University of Michigan consumer sentiment declined for a fourth straight month, with inflation concerns lingering.
In short, while tech soared, traditional sectors signaled slowing momentum.
Europe: Relief Rally Amid Fragile Fundamentals
European markets rallied:
STOXX Europe 600 up 2.77%
DAX, CAC 40, and FTSE 100 all posted strong gains
The main driver was easing trade tensions. But Germany’s revised 2025 GDP forecast to zero growth raised alarms. ECB’s chief economist maintained a cautious tone, acknowledging growing risks. Meanwhile, Eurozone PMI slipped to 50.1, barely above contraction territory.
United Kingdom: Mixed Signals
The FTSE 100 gained 1.69% with a surprise retail sales jump of 0.4% month-over-month in March. However, GfK consumer confidence weakened again, highlighting persistent anxieties about the cost of living and energy prices.
Japan: Inflation Challenges Surface
Japan’s Nikkei 225 and TOPIX rose around 2.7–2.8%, driven by global optimism. However, Tokyo’s core CPI jumped to 3.4% year-over-year—the highest in two years. This complicates the Bank of Japan’s careful policy balancing act. Meanwhile, new government support measures for industries hit by tariffs underline ongoing external pressures.

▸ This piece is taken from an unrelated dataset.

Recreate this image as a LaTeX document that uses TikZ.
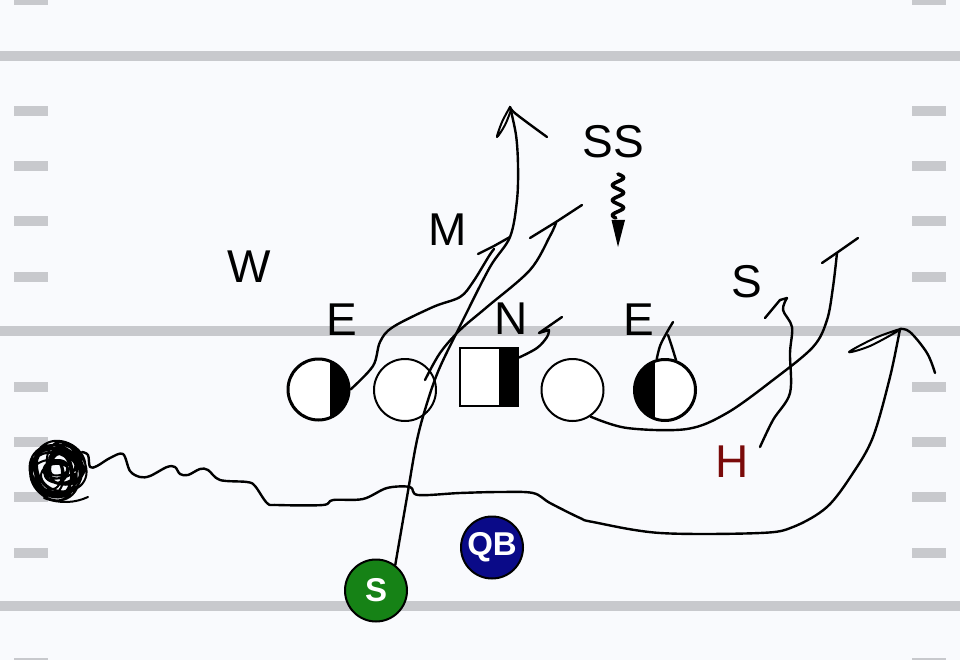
\documentclass[tikz,border=0pt]{standalone}
\usepackage{fontspec}
\setmainfont{Liberation Sans}
\usetikzlibrary{calc}
\definecolor{bgc}{RGB}{249,250,253}
\definecolor{yard}{RGB}{200,201,205}
\definecolor{navyqb}{RGB}{10,10,136}
\definecolor{greens}{RGB}{22,130,22}
\definecolor{hred}{RGB}{122,10,10}
\begin{document}
\begin{tikzpicture}[x=1pt,y=-1pt,
  lbl/.style={inner sep=0pt,font=\fontsize{46}{46}\selectfont},
  player/.style={circle,draw=black,line width=2pt,fill=white,minimum size=62pt,inner sep=0pt},
  token/.style={circle,draw=black,line width=2pt,minimum size=62pt,inner sep=0pt,text=white,font=\bfseries\fontsize{33}{33}\selectfont},
  route/.style={draw=black,line width=2.4pt,line cap=round,line join=round},
  hash/.style={fill=yard}]
\useasboundingbox (0,0) rectangle (960,660);
\fill[bgc] (0,0) rectangle (960,660);
% yard lines
\foreach \yy in {56,331,606} \fill[yard] (0,\yy-4.8) rectangle (960,\yy+4.8);
% hash marks
\foreach \k in {0,2,3,4,5,7,8,9,10,12}{
  \fill[hash] (14,{55.2*\k+0.5-5}) rectangle (48,{55.2*\k+0.5+5});
  \fill[hash] (912,{55.2*\k+0.5-5}) rectangle (946,{55.2*\k+0.5+5});
}
% labels
\node[lbl] (lW) at (249,267) {W};
\node[lbl] (lM) at (448,230) {M};
\node[lbl] (lE1) at (342,320) {E};
\node[lbl] (lN) at (511,319) {N};
\node[lbl] (lE2) at (639,320) {E};
\node[lbl] (lSS) at (613,142) {SS};
\node[lbl] (lS) at (747,282) {S};
\node[lbl,text=hred] (lH) at (732,462) {H};
% players
\node[player] (eL) at (318.5,389.5) {};
\begin{scope}\clip (318.5,389.5) circle[radius=30];
\fill (329.5,350) rectangle (352,430);\end{scope}
\draw[line width=2pt] (318.5,389.5) circle[radius=30];
\node[player] (g1) at (405,390) {};
\node[draw=black,line width=2pt,fill=white,minimum width=58pt,minimum height=58pt,inner sep=0pt] (cN) at (489,377) {};
\fill (498.5,348) rectangle (518,406);
\draw[line width=2pt] (460,348) rectangle (518,406);
\node[player] (g2) at (572.5,390) {};
\node[player] (eR) at (665,390) {};
\begin{scope}\clip (665,390) circle[radius=30];
\fill (630,350) rectangle (655,430);\end{scope}
\draw[line width=2pt] (665,390) circle[radius=30];
\node[token,fill=navyqb] (qb) at (492,547.5) {QB};
\node[token,fill=greens] (sb) at (376,590.5) {S};
% scribble ball
\coordinate (ball) at (57,471);
\draw[line width=2pt,line join=round] plot[domain=0:7200,samples=900,smooth]
  ({57+(17+10*sin(0.37*\x))*cos(\x)+3*sin(0.13*\x)},{470+(18+10*sin(0.37*\x+40))*sin(\x)+3*cos(0.17*\x)});
\draw[line width=2pt,line cap=round] (44,498) .. controls (60,504) and (75,503) .. (88,497);
% long route from ball
\coordinate (bstart) at (82,452);
\draw[route] plot[smooth,tension=0.55] coordinates {(bstart) (88,455) (90,467) (97,466) (110,458) (123,454) (130,471) (140,477) (150,476) (167,467) (175,467) (180,474) (188,475) (200,469) (208,470) (220,480) (247,482) (255,486) (267,503) (277,505) (323,505) (333,500) (363,499) (387,488) (410,487) (418,495) (460,493) (500,492) (533,493) (550,503) (580,518) (593,522) (660,533) (760,533) (793,527) (827,507) (853,473) (873,437) (890,377) (900,329)};
\coordinate (apex1) at (900,329);
\draw[route,line width=2pt] plot[smooth,tension=0.6] coordinates {(apex1) (875,338) (849,352) (870,346) (898,331)};
\draw[route] plot[smooth,tension=0.6] coordinates {(apex1) (910,332) (927,353) (935,373)};
% S route
\draw[route] plot[smooth,tension=0.55] coordinates {(sb.53) (407,497) (417,440) (428,400) (440,367) (463,320) (490,267) (510,237) (517,200) (518,165) (516,135) (510,107)};
\coordinate (apex2) at (510,107);
\draw[route,line width=2pt] plot[smooth,tension=0.6] coordinates {(apex2) (502,122) (497,137) (505,125) (511,110)};
\draw[route] plot[smooth,tension=0.6] coordinates {(apex2) (516,114) (547,137)};
% guard route
\draw[route] plot[smooth,tension=0.55] coordinates {($(g1.center)+(20,-10)$) (440,353) (460,330) (487,307) (530,270) (550,236) (556,223)};
\draw[route] (530,238) -- (556,222) -- (582,205);
% left end route
\draw[route] plot[smooth,tension=0.55] coordinates {(eL.east) (373,366) (380,342) (393,327) (433,307) (460,297) (473,282) (489,256) (494,249)};
\draw[route] (478,254) -- (494,246) -- (510,237);
% nose route
\draw[route] plot[smooth,tension=0.6] coordinates {(cN.33) (537,348) (547,337) (549,330)} -- (539,333) -- (562,317);
% right end
\draw[route] plot[smooth,tension=0.6] coordinates {(eR.105) (660,346) (666,334) (673,322)};
\draw[route] plot[smooth,tension=0.6] coordinates {(eR.70) (672,347) (668,335)};
% tackle route
\draw[route] plot[smooth,tension=0.55] coordinates {(g2.-56) (627,428) (687,429) (727,413) (773,380) (813,347) (827,320) (833,287) (837,253)};
\draw[route] (822,263) -- (838,252) -- (858,238);
% H route
\coordinate (hstart) at (760,447);
\draw[route] plot[smooth,tension=0.55] coordinates {(hstart) (773,420) (790,393) (790,353) (792,327) (783,310) (787,298)} -- (780,300) -- (765,318);
% SS blitz
\draw[line width=3.6pt,line cap=round] plot[domain=174:218,samples=60,smooth] ({618+5.5*sin((\x-174)*24)},\x);
\fill (611.5,220) -- (625,220) -- (618,247) -- cycle;
\end{tikzpicture}
\end{document}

China: Stimulus Hopes Build
Chinese markets posted modest gains:
Shanghai Composite and CSI 300 rose slightly
Hang Seng Index climbed 2.8%
The key theme was anticipation of more stimulus, following pledges from policymakers. However, concrete actions have yet to materialize, and the full economic drag from U.S. tariffs looms large.
Looking Ahead: April 28–May 2 Preview
United States
Tuesday: JOLTS job openings, Case-Shiller Home Prices, Consumer Confidence
Wednesday: Q1 GDP (first estimate), ADP private payrolls
Thursday: PCE Price Index, ISM Manufacturing PMI, Pending Home Sales
Friday: Non-Farm Payrolls and Unemployment Rate (April), Factory Orders
Europe
Tuesday: Final Eurozone Consumer Confidence (April)

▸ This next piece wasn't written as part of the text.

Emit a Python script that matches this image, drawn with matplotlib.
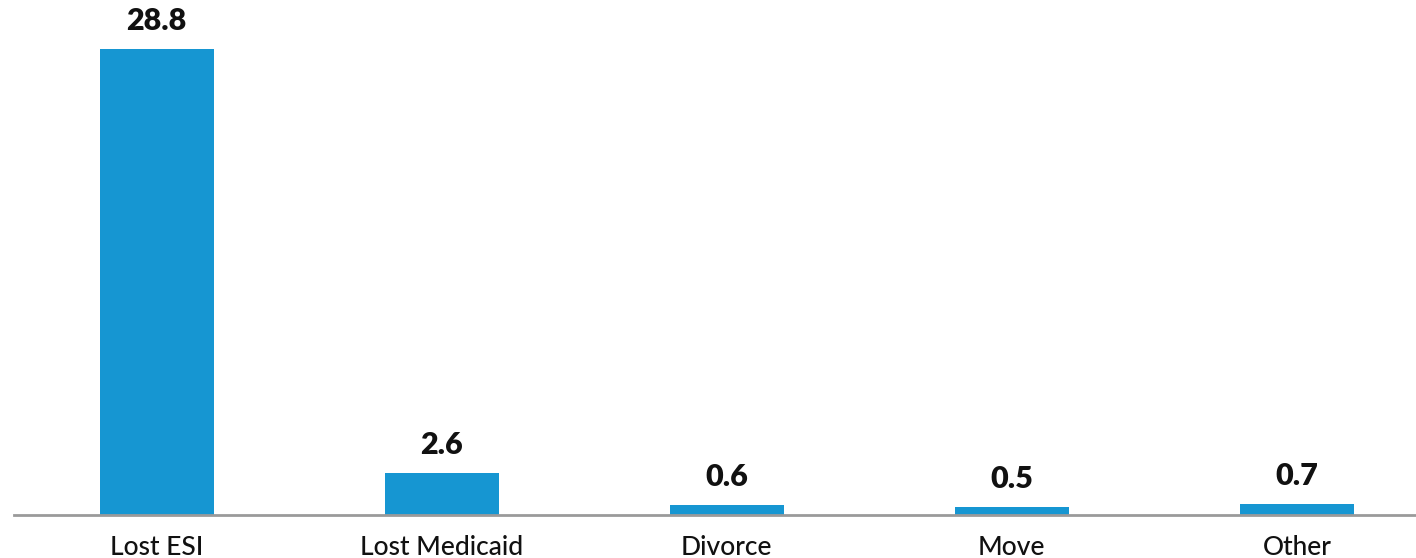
import matplotlib.pyplot as plt

plt.rcParams['font.family'] = ['Lato', 'DejaVu Sans']

categories = ["Lost ESI", "Lost Medicaid", "Divorce", "Move", "Other"]
values = [28.8, 2.6, 0.6, 0.5, 0.7]
labels = ["28.8", "2.6", "0.6", "0.5", "0.7"]

bar_color = "#1696d2"

fig = plt.figure(figsize=(14.16, 5.58), dpi=100)
ax = fig.add_axes([14 / 1416, 43 / 558, 1 - 14 / 1416, 515 / 558])

x = range(len(categories))
bars = ax.bar(x, values, width=0.4, color=bar_color, zorder=2)

# value labels above bars
for xi, v, lab in zip(x, values, labels):
    ax.annotate(lab, (xi, v), xytext=(0, 10), textcoords="offset points",
                ha="center", va="bottom", fontsize=22, fontweight="heavy",
                color="#111111")

ax.set_xlim(-0.5, 4.5 - 23.5 / 285)
ax.set_ylim(0, 31.8)

ax.set_xticks(list(x))
ax.set_xticklabels(categories, fontsize=19, color="#111111", fontweight="medium")
ax.tick_params(axis="x", length=0, pad=14.5)
ax.set_yticks([])

for s in ["top", "right", "left"]:
    ax.spines[s].set_visible(False)
ax.spines["bottom"].set_color("#9a9a9a")
ax.spines["bottom"].set_linewidth(2)

fig.savefig("out.png", dpi=100)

Wednesday: Preliminary Eurozone Q1 GDP, Flash CPI (April)
Friday: UK Nationwide House Prices (April), German Retail Sales (March)
Japan
Tuesday: Showa Day (markets closed)
Wednesday: Preliminary Industrial Production (March), Retail Sales (March)
Thursday: BoJ Policy Meeting Summary
Friday: Unemployment Rate (March), Consumer Confidence Index (April)
China
Tuesday: Official Manufacturing and Non-Manufacturing PMI (April)
Wednesday: Caixin Manufacturing PMI (April)
Conclusion
This past week’s rally, particularly in tech, masks growing underlying risks. Whether it’s inflation, slowing services activity, fragile European growth, or stimulus uncertainty in China, the path forward is filled with crosscurrents. A data-heavy week ahead could shift market narratives sharply.
FAQs
What fueled the strong rally in U.S. markets? Stellar tech earnings, easing trade tensions, and monetary policy speculation drove gains.
Is Europe’s economic situation improving? Not really—despite stock rallies, underlying data like Germany’s zero growth forecast and weak PMI signal fragility.
Why is inflation in Japan a concern? Rising inflation complicates the Bank of Japan’s ability to maintain ultra-loose monetary policy.
What are investors awaiting in China? Markets are hoping for concrete stimulus measures to offset the economic drag from U.S. tariffs.